Verde è il nuovo disco di Jesse the Faccio. L’intendo del disco è quello di sviluppare in undici brani il concetto di “speranza”. L’album si divide in due parti; nella prima le liriche sono incentrate sull’idea che la “speranza” non serva, che sperare è inutile e non porti a molto di concreto.
Piano piano che il disco prosegue questo “ideale” va a perdersi arrivando al mezzo, allo strumentale (VERDE pt.2) che divide appunto il disco introducendone la seconda parte. In questa si tratta il concetto di “speranza” come fondamentale, la vera necessità di sperare. I cinque pezzi qui hanno suoni più sperimentali, tra ballate lo-fi/punk e punti di rumorosa intimità, dove anche le liriche risultano tra l’onirico e il nonsense.
Jesse The Faccio traccia per traccia
Si parte punk con Verde, breve, elettrica, ribelle e un po’ debosciata, soprattutto nel cantato.
Ha echi un po’ diversi e qualche sensazione new wave Dita Gialle, che ha tratti curiosi nel testo (“customizzando ogni espressione/per vederti ancora nuda al sole”).
Poco satanica e ricca di “Ti amo sbiaditi come segnaposti sull’autobus” 666, canzone agile e sghemba, piena di immagini fuori contesto.
C’è un po’ di melodia e perfino di romanticismo in Yaz, che ha una chitarra che scava nella dark wave, sempre con contorno di surrealtà nel testo.
Discrete dosi di Cure e compagni si trovano anche nei suoni allungati di Untitled, con il drumming che pesta un po’ e il testo che parla incessantemente di cose che faticano a stare insieme ma curiosamente, nella voce svogliata di Jesse trovano un senso.
Spacca in due il disco Verde pt. 2, strumentale molto rock e molto intenso. Modi più tranquilli quelli di 2011, almeno finché non si accelera in modo abbastanza brusco nel finale, soprattutto per negare la nostalgia.

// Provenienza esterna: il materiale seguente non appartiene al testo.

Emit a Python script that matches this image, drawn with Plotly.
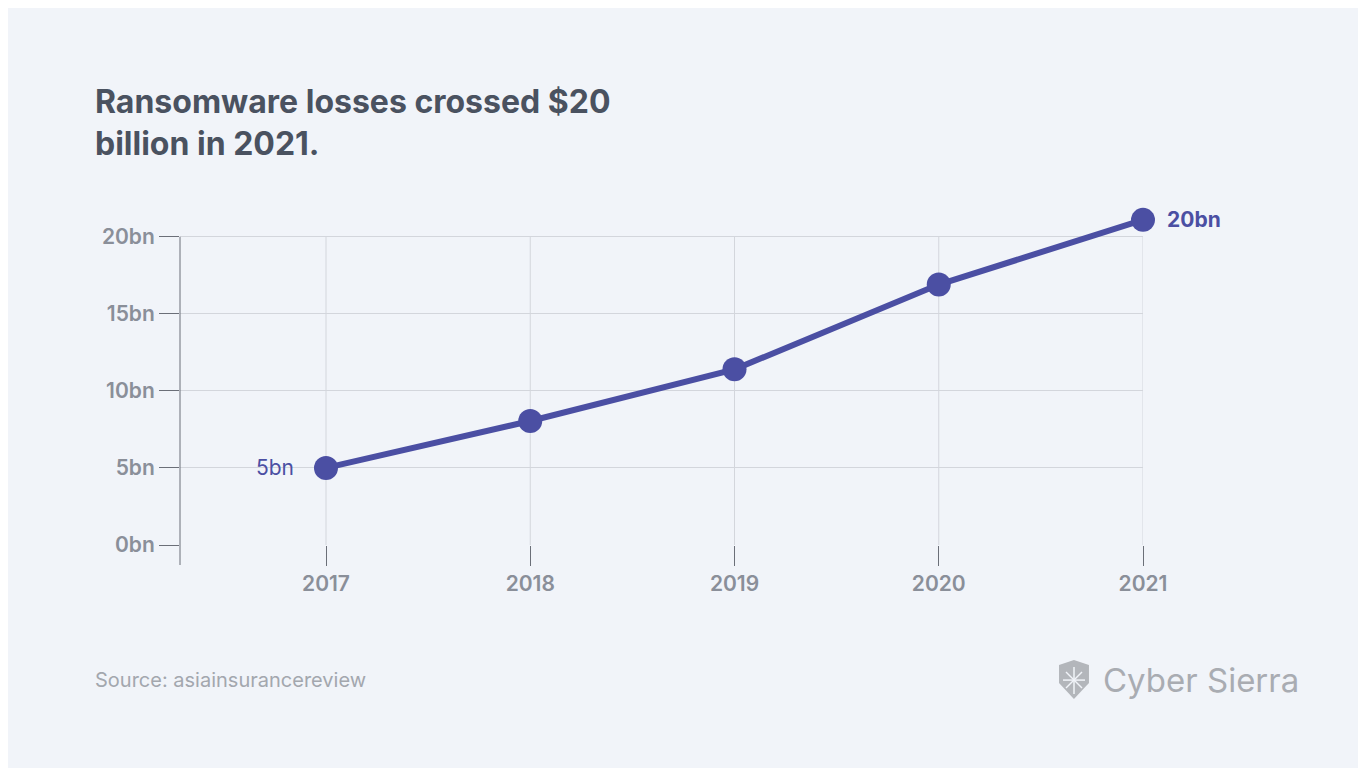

Ci si muove sempre in ambiti post punk con Amen, molto punteggiata dal drumming e molto aperta alle chitarre. Morbida e fluttuante, ecco poi Caviglie, che nonostante i toni minori sembra uno dei pezzi più intensi del disco.

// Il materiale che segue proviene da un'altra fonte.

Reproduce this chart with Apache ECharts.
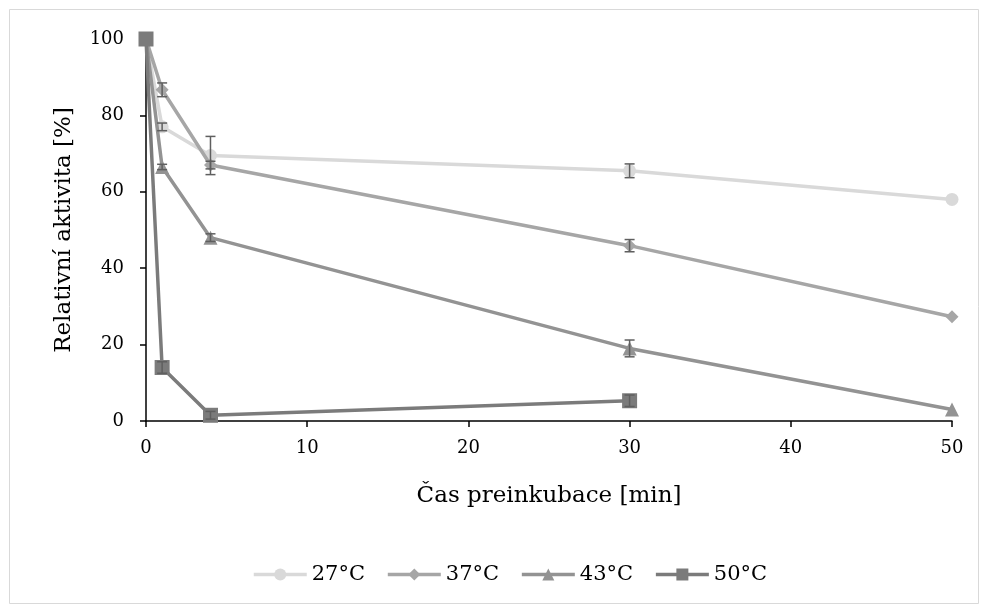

C’è la chitarra ad aprire Nissan, cesellando con calma il concetto di difficoltà di guida (chissà se soltanto con automobili asiatiche oppure in genere).
Si finisce con voce e chitarra in TTMB, uscita storta da un disco che dritto non è stato mai.
Non si ascoltano spesso dischi di questo genere in italiano. Anzi non se ne ascoltano quasi più: Jesse The Faccio pesca in modo vasto da anni ’80 e ’90, riempiendo però le canzoni di nonsense, ironia, sguardi stralunati. Il risultato è curioso e inusuale, decisamente meritevole di attenzione.